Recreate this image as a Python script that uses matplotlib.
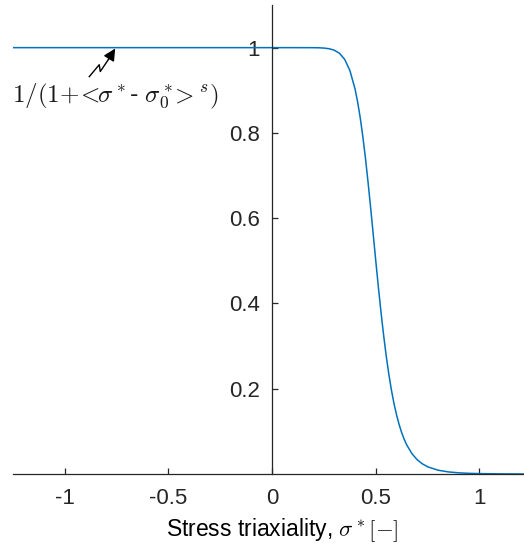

* * *

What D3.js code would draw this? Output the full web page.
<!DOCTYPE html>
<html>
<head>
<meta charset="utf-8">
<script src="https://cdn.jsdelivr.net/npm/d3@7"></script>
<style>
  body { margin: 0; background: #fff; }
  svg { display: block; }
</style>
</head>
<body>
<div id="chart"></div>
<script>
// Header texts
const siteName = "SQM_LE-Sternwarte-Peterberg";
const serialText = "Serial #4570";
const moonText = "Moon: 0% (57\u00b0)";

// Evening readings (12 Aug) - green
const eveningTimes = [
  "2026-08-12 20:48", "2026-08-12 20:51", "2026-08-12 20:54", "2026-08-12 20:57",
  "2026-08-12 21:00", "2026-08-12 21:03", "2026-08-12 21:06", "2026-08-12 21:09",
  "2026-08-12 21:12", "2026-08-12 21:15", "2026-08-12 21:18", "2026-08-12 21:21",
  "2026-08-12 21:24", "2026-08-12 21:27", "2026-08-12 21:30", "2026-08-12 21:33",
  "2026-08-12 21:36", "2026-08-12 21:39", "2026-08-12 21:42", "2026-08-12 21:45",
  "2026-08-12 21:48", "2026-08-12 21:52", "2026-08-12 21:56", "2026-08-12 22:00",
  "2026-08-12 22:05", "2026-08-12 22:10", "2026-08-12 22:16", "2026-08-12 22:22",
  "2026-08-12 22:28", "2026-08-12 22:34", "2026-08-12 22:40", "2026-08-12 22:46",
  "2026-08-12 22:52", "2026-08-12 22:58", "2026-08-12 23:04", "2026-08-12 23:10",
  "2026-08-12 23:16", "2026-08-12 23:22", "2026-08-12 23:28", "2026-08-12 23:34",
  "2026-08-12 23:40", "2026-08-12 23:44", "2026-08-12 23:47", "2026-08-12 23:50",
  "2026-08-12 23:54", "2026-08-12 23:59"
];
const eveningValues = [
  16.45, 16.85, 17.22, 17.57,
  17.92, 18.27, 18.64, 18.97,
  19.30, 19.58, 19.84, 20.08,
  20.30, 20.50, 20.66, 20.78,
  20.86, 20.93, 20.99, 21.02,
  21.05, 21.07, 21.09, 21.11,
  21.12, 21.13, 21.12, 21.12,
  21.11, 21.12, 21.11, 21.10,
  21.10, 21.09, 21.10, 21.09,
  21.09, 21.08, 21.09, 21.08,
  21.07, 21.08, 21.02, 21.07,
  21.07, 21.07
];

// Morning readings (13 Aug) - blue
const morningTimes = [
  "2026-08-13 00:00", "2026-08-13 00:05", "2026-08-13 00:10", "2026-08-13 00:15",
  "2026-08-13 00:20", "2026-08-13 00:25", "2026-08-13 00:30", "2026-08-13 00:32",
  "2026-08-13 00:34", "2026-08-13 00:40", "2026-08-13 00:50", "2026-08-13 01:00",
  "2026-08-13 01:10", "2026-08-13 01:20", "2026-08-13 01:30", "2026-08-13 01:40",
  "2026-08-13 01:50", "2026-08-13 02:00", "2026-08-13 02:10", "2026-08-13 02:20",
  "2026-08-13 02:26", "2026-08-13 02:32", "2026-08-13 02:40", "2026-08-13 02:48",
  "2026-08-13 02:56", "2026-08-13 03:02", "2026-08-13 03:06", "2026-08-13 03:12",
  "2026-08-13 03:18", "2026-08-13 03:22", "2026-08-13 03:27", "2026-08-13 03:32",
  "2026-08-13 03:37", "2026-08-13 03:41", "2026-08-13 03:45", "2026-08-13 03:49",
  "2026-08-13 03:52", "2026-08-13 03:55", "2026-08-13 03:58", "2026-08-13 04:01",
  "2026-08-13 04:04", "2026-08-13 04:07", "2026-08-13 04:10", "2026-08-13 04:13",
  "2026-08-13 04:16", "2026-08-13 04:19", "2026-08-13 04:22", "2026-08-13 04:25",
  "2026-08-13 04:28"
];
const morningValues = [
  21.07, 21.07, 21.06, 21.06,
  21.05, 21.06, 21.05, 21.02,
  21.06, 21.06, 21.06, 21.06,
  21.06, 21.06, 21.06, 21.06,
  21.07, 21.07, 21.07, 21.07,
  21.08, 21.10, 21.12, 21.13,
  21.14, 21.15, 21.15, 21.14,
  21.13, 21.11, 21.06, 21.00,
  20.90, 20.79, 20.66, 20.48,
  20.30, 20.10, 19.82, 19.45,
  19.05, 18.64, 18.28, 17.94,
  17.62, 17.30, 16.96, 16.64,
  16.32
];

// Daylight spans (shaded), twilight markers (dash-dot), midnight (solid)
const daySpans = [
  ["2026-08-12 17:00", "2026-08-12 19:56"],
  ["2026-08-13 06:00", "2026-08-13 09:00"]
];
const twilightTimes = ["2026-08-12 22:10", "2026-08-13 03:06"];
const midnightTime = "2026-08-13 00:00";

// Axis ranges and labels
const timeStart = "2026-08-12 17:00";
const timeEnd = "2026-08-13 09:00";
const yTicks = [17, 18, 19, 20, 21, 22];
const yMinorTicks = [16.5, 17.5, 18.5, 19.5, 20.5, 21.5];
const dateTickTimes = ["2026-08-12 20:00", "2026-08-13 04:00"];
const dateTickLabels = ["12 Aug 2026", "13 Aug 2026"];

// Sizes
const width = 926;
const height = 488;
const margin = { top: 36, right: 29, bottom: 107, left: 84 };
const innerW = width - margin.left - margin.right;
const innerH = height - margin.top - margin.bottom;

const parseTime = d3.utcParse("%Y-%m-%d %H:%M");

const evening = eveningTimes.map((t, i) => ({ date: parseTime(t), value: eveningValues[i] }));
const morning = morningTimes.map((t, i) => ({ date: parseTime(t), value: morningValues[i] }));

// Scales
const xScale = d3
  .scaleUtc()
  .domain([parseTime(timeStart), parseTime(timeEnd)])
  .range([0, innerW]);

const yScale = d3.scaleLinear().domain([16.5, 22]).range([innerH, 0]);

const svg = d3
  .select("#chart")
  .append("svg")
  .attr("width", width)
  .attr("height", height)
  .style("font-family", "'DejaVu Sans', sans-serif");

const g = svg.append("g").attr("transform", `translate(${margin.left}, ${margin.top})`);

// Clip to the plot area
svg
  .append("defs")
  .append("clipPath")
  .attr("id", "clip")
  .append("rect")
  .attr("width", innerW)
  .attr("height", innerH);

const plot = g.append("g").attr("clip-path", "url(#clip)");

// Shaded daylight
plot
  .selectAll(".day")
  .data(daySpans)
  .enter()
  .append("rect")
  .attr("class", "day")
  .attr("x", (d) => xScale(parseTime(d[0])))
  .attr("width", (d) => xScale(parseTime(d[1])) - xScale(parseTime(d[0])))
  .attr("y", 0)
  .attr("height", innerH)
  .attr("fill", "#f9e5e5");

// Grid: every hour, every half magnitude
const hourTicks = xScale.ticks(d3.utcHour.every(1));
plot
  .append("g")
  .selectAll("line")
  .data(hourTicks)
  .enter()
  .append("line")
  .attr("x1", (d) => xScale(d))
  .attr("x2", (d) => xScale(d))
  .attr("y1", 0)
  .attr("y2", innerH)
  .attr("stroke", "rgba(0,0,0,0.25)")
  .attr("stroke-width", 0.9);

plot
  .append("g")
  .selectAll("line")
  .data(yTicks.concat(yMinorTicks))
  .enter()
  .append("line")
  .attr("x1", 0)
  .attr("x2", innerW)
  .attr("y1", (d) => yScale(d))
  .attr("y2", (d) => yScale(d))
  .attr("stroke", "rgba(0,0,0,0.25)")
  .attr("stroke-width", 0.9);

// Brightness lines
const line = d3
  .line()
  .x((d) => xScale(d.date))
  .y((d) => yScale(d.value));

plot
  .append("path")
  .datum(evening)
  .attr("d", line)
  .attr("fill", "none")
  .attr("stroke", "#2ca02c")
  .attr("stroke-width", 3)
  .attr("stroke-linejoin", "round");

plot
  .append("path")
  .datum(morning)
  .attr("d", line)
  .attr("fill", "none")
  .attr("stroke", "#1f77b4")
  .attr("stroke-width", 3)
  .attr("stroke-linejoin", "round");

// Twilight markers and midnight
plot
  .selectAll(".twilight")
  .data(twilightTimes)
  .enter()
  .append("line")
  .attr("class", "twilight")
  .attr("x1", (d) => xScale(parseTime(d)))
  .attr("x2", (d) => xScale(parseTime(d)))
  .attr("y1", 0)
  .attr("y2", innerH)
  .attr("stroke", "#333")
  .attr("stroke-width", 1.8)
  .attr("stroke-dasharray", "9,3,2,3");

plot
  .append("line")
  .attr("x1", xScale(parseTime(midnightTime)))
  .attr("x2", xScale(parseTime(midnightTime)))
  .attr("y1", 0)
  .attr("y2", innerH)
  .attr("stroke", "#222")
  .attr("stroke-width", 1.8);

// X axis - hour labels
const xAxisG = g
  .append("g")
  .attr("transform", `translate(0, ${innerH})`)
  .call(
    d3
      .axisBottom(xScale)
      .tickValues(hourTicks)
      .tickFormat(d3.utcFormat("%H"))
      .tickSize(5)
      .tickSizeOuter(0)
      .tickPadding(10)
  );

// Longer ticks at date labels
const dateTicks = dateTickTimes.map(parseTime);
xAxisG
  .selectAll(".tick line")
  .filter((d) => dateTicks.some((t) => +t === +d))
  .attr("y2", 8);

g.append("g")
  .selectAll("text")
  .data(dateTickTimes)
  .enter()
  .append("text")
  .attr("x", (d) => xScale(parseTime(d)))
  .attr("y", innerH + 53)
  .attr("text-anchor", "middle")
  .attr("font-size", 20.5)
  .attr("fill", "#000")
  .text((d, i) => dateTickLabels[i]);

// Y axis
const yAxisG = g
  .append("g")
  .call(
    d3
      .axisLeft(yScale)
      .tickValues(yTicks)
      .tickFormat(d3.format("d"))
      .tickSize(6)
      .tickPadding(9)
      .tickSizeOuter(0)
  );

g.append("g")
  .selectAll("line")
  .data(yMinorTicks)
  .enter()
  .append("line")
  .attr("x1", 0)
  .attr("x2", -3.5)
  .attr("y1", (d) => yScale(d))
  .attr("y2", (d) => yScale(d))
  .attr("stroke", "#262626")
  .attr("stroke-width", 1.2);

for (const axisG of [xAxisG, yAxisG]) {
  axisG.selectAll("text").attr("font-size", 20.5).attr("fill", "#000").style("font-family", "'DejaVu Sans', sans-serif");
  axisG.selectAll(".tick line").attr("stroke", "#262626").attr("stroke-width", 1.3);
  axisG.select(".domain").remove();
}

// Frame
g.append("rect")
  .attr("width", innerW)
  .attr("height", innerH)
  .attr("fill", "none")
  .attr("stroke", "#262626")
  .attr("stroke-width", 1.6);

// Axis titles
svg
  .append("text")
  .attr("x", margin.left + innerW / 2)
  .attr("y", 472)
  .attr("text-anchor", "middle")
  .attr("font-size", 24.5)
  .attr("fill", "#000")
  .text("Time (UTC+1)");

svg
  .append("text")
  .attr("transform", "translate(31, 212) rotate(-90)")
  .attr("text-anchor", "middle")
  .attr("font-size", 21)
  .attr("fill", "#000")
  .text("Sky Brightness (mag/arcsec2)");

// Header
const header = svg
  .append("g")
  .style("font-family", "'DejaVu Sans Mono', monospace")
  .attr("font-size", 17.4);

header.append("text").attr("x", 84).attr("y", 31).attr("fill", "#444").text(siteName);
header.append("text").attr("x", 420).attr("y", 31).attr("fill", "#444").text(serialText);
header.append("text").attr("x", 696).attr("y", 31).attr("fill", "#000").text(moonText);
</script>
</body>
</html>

...

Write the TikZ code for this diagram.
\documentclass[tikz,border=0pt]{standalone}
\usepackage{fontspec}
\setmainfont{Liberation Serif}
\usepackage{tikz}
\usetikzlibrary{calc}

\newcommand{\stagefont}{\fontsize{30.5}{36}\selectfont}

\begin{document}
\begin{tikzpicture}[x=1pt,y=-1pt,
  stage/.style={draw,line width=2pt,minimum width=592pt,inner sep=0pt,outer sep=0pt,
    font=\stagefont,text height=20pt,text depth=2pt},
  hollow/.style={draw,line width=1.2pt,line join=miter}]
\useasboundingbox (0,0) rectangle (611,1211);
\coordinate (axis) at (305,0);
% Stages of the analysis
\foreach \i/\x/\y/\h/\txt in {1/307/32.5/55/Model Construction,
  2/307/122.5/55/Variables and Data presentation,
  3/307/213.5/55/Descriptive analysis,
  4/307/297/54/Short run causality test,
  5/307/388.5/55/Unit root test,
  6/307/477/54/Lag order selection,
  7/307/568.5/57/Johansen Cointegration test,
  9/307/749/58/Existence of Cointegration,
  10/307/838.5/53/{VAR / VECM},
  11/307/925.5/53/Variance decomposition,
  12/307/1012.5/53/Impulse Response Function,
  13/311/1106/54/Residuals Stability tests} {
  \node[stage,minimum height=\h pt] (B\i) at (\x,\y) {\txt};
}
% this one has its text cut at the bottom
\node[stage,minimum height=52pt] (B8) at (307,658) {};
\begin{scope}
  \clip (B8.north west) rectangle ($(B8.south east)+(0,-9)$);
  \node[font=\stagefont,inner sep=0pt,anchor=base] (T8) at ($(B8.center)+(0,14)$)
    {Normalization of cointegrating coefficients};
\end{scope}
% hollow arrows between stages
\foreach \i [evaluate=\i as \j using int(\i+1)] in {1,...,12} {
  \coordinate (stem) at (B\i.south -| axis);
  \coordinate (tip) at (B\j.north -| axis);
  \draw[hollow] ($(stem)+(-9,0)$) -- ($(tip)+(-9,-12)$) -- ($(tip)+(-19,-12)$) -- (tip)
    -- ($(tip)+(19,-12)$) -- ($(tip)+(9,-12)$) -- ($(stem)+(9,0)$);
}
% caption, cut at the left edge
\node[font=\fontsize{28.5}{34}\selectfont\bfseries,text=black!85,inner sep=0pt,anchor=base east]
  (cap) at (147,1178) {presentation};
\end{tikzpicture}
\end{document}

# YOUR TASK
Take every line from the data that contains the word "this".

# COMPLETE OUTPUT
Recreate this image as a Python script that uses matplotlib.
What D3.js code would draw this? Output the full web page.
Write the TikZ code for this diagram.
% this one has its text cut at the bottom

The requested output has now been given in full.